April Cantrell, 59, lives with her partner of 26 years in a small trailer at an RV park outside Williston and works at the Salvation Army thrift store in town. She said that new arrivals who show up on weekends, when the Salvation Army center is closed, often seek her help.

“I get calls almost every weekend — ‘I don’t know what to do.’ ‘I don’t have anything.’ ‘I need a place to stay,’” she said.

Casey Robertson, 25, works at the Williston Fox Run RV Park, which charges trailers $800 a month. She said the owners recently lowered the security deposit from a full month’s rent to $500.

“The move outs we’ve had, nine times out of 10, it is a layoff or a pay cut or a decrease in work hours,” she said of her recent departures. “It goes right along with the drop in oil prices you’re seeing out here. I think there’s a lot of people that are nervous.”
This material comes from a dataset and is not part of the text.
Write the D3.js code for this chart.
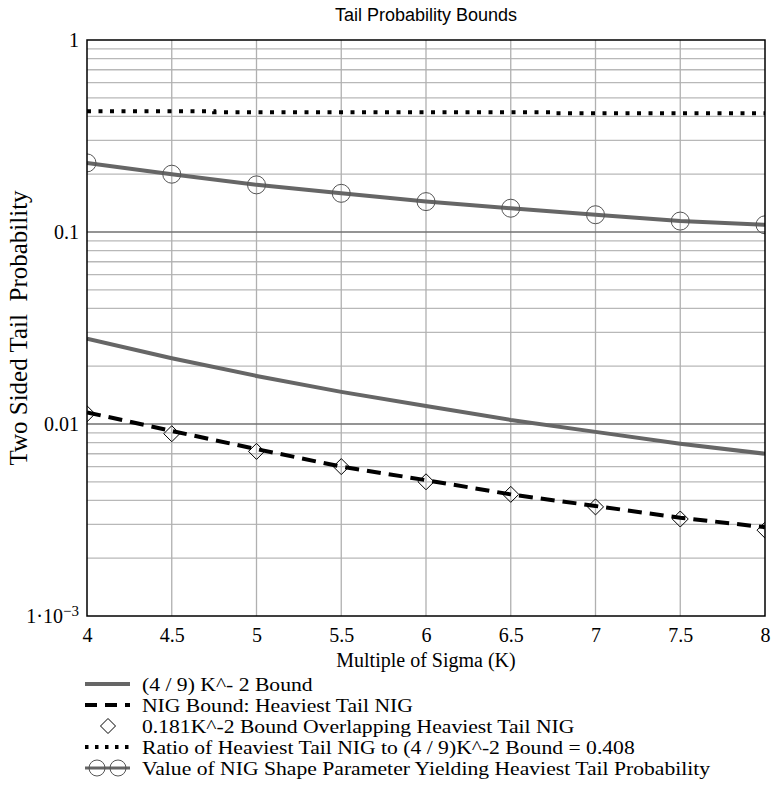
<!DOCTYPE html>
<html>
<head>
<meta charset="utf-8">
<script src="https://cdn.jsdelivr.net/npm/d3@7"></script>
<style>
  body { margin: 0; background: #fff; }
  text { white-space: pre; }
</style>
</head>
<body>
<script>
// Data
const kValues = [4, 4.5, 5, 5.5, 6, 6.5, 7, 7.5, 8];
const boundValues = [0.0278, 0.0220, 0.0178, 0.0147, 0.0124, 0.0105, 0.0091, 0.0079, 0.0070];
const nigValues = [0.0115, 0.0092, 0.0074, 0.0060, 0.0051, 0.0043, 0.00374, 0.00325, 0.0029];
const overlapValues = [0.0113, 0.0089, 0.0072, 0.0060, 0.0050, 0.0043, 0.0037, 0.0032, 0.0028];
const ratioValues = [0.425, 0.425, 0.42, 0.42, 0.42, 0.42, 0.415, 0.415, 0.415];
const shapeValues = [0.229, 0.2, 0.176, 0.159, 0.144, 0.133, 0.123, 0.114, 0.109];

const xTicks = [4, 4.5, 5, 5.5, 6, 6.5, 7, 7.5, 8];
const yTicks = [0.001, 0.01, 0.1, 1];
const legendLabels = [
  '(4 / 9) K^- 2 Bound',
  'NIG Bound: Heaviest Tail NIG',
  '0.181K^-2 Bound Overlapping Heaviest Tail NIG',
  'Ratio of Heaviest Tail NIG to (4 / 9)K^-2 Bound = 0.408',
  'Value of NIG Shape Parameter Yielding Heaviest Tail Probability'
];

// Set up the SVG
const margin = { top: 40, right: 9, bottom: 184, left: 87 };
const width = 774 - margin.left - margin.right;
const height = 800 - margin.top - margin.bottom;
const serif = '"Liberation Serif", "Times New Roman", serif';

const svg = d3.select('body')
  .append('svg')
  .attr('width', 774)
  .attr('height', 800);

const g = svg.append('g')
  .attr('transform', `translate(${margin.left}, ${margin.top})`);

const xScale = d3.scaleLinear().domain([4, 8]).range([0, width]);
const yScale = d3.scaleLog().domain([0.001, 1]).range([height, 0]);

// Grid lines
const minorY = [];
[0.001, 0.01, 0.1].forEach(d => {
  for (let i = 2; i <= 9; i++) minorY.push(d * i);
});

g.selectAll('.minor')
  .data(minorY)
  .enter().append('line')
  .attr('x1', 0).attr('x2', width)
  .attr('y1', d => yScale(d)).attr('y2', d => yScale(d))
  .attr('stroke', '#b8b8b8')
  .attr('stroke-width', 1.3);

g.selectAll('.vgrid')
  .data(xTicks.slice(1, -1))
  .enter().append('line')
  .attr('x1', d => xScale(d)).attr('x2', d => xScale(d))
  .attr('y1', 0).attr('y2', height)
  .attr('stroke', '#b0b0b0')
  .attr('stroke-width', 1.3);

g.selectAll('.major')
  .data([0.01, 0.1])
  .enter().append('line')
  .attr('x1', 0).attr('x2', width)
  .attr('y1', d => yScale(d)).attr('y2', d => yScale(d))
  .attr('stroke', '#707070')
  .attr('stroke-width', 1.5);

// Clip marks to the plot area
svg.append('defs').append('clipPath')
  .attr('id', 'plot-clip')
  .append('rect')
  .attr('width', width).attr('height', height);

const plot = g.append('g').attr('clip-path', 'url(#plot-clip)');

const line = (vals, curve) => d3.line()
  .x((d, i) => xScale(kValues[i]))
  .y(d => yScale(d))
  .curve(curve || d3.curveLinear)(vals);

// Ratio (dotted)
plot.append('path')
  .attr('d', line(ratioValues, d3.curveStep))
  .attr('fill', 'none')
  .attr('stroke', '#000')
  .attr('stroke-width', 4)
  .attr('stroke-dasharray', '4,7.5');

// Shape parameter line with circles
plot.append('path')
  .attr('d', line(shapeValues))
  .attr('fill', 'none')
  .attr('stroke', '#666')
  .attr('stroke-width', 4);

plot.selectAll('.shape-pt')
  .data(shapeValues)
  .enter().append('circle')
  .attr('cx', (d, i) => xScale(kValues[i]))
  .attr('cy', d => yScale(d))
  .attr('r', 9)
  .attr('fill', 'none')
  .attr('stroke', '#555')
  .attr('stroke-width', 1);

// (4/9) K^-2 bound
plot.append('path')
  .attr('d', line(boundValues))
  .attr('fill', 'none')
  .attr('stroke', '#666')
  .attr('stroke-width', 4);

// NIG bound (dashed)
plot.append('path')
  .attr('d', line(nigValues))
  .attr('fill', 'none')
  .attr('stroke', '#000')
  .attr('stroke-width', 4)
  .attr('stroke-dasharray', '14,8');

// 0.181 K^-2 diamonds
const diamond = s => `M0,${-s}L${s},0L0,${s}L${-s},0Z`;
plot.selectAll('.diamond')
  .data(overlapValues)
  .enter().append('path')
  .attr('transform', (d, i) => `translate(${xScale(kValues[i])}, ${yScale(d)})`)
  .attr('d', diamond(8))
  .attr('fill', 'none')
  .attr('stroke', '#000')
  .attr('stroke-width', 1);

// Frame
g.append('rect')
  .attr('width', width).attr('height', height)
  .attr('fill', 'none')
  .attr('stroke', '#000')
  .attr('stroke-width', 1.5);

// Axes
const xAxis = g.append('g')
  .attr('transform', `translate(0, ${height})`)
  .call(d3.axisBottom(xScale).tickValues(xTicks).tickSize(0).tickPadding(12).tickFormat(d3.format('')));

const yAxis = g.append('g')
  .call(d3.axisLeft(yScale).tickValues(yTicks).tickSize(0).tickPadding(8).tickFormat(d3.format('')));

[xAxis, yAxis].forEach(a => {
  a.select('.domain').remove();
  a.selectAll('text')
    .attr('font-family', serif)
    .attr('font-size', 20)
    .attr('fill', '#000');
});

yAxis.selectAll('.tick text')
  .filter(d => d === 0.001)
  .text(null)
  .call(t => {
    t.append('tspan').text('1\u00B710');
    t.append('tspan').attr('dy', '-0.45em').attr('font-size', 15).text('\u22123');
  });

// Titles
svg.append('text')
  .attr('x', 426).attr('y', 21)
  .attr('text-anchor', 'middle')
  .attr('font-family', '"Liberation Sans", Arial, sans-serif')
  .attr('font-size', 18)
  .text('Tail Probability Bounds');

svg.append('text')
  .attr('transform', 'translate(27, 328) rotate(-90)')
  .attr('text-anchor', 'middle')
  .attr('font-family', serif)
  .attr('font-size', 25)
  .text('Two Sided Tail  Probability');

svg.append('text')
  .attr('x', 426).attr('y', 667)
  .attr('text-anchor', 'middle')
  .attr('font-family', serif)
  .attr('font-size', 20)
  .text('Multiple of Sigma (K)');

// Legend
const legend = svg.append('g').attr('transform', 'translate(85, 684)');
const rowGap = 21;

legendLabels.forEach((label, i) => {
  const row = legend.append('g').attr('transform', `translate(0, ${i * rowGap})`);
  // slightly smaller font, stretched sideways so rows don't collide
  row.append('text')
    .attr('transform', 'translate(57, 6.5) scale(1.17, 1)')
    .attr('font-family', serif)
    .attr('font-size', 18.5)
    .text(label);

  if (i === 0) {
    row.append('line').attr('x1', 0).attr('x2', 45)
      .attr('stroke', '#666').attr('stroke-width', 4);
  } else if (i === 1) {
    row.append('line').attr('x1', 0).attr('x2', 45)
      .attr('stroke', '#000').attr('stroke-width', 4)
      .attr('stroke-dasharray', '12,8');
  } else if (i === 2) {
    row.append('path')
      .attr('transform', 'translate(23, 0)')
      .attr('d', diamond(7.5))
      .attr('fill', 'none').attr('stroke', '#000').attr('stroke-width', 1);
  } else if (i === 3) {
    row.append('line').attr('x1', 0).attr('x2', 45)
      .attr('stroke', '#000').attr('stroke-width', 4)
      .attr('stroke-dasharray', '3.5,6.5');
  } else {
    row.append('line').attr('x1', 0).attr('x2', 45)
      .attr('stroke', '#666').attr('stroke-width', 3);
    [12, 33].forEach(cx => {
      row.append('circle').attr('cx', cx).attr('r', 8)
        .attr('fill', 'none').attr('stroke', '#555').attr('stroke-width', 1);
    });
  }
});
</script>
</body>
</html>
That includes herself. Even though she still has a job, Robertson plans to leave Williston for Oregon, where her husband is from.

According to Ron Wright, a chiropractor who was serving meals on a Sunday at First Lutheran, Williston has been through this kind of boom and bust cycle before. Born in nearby Flasher, he arrived in Williston in 1981, he said, during the city’s last oil boom, when tents and makeshift shelters popped up across the region.

“Interestingly enough, in 1981 there were also 200 drilling rigs here,” he said. At that time, they didn’t do any of the horizontal drilling involved in hydraulic fracturing.

“It was busy, just like it has been in the last four or five years, but when oil went down in price, there were times in the middle to later ’80s when there was no drilling rigs drilling,” he said.

Wright, having seen the last boom and bust, said he doesn’t see this one fizzling like the oil rush in the 1980s. Then, it was wildcatting, or drilling down for oil with only a basic guess where the oil is.

As the diners trickled out of the church with full stomachs and uncertain futures, he said that the amount of money big oil companies have sunk into Williston wells means they’ll stick around.

“The biggest difference between ’81 and now is that companies have spent hundreds of millions of dollars on infrastructure here,” he said.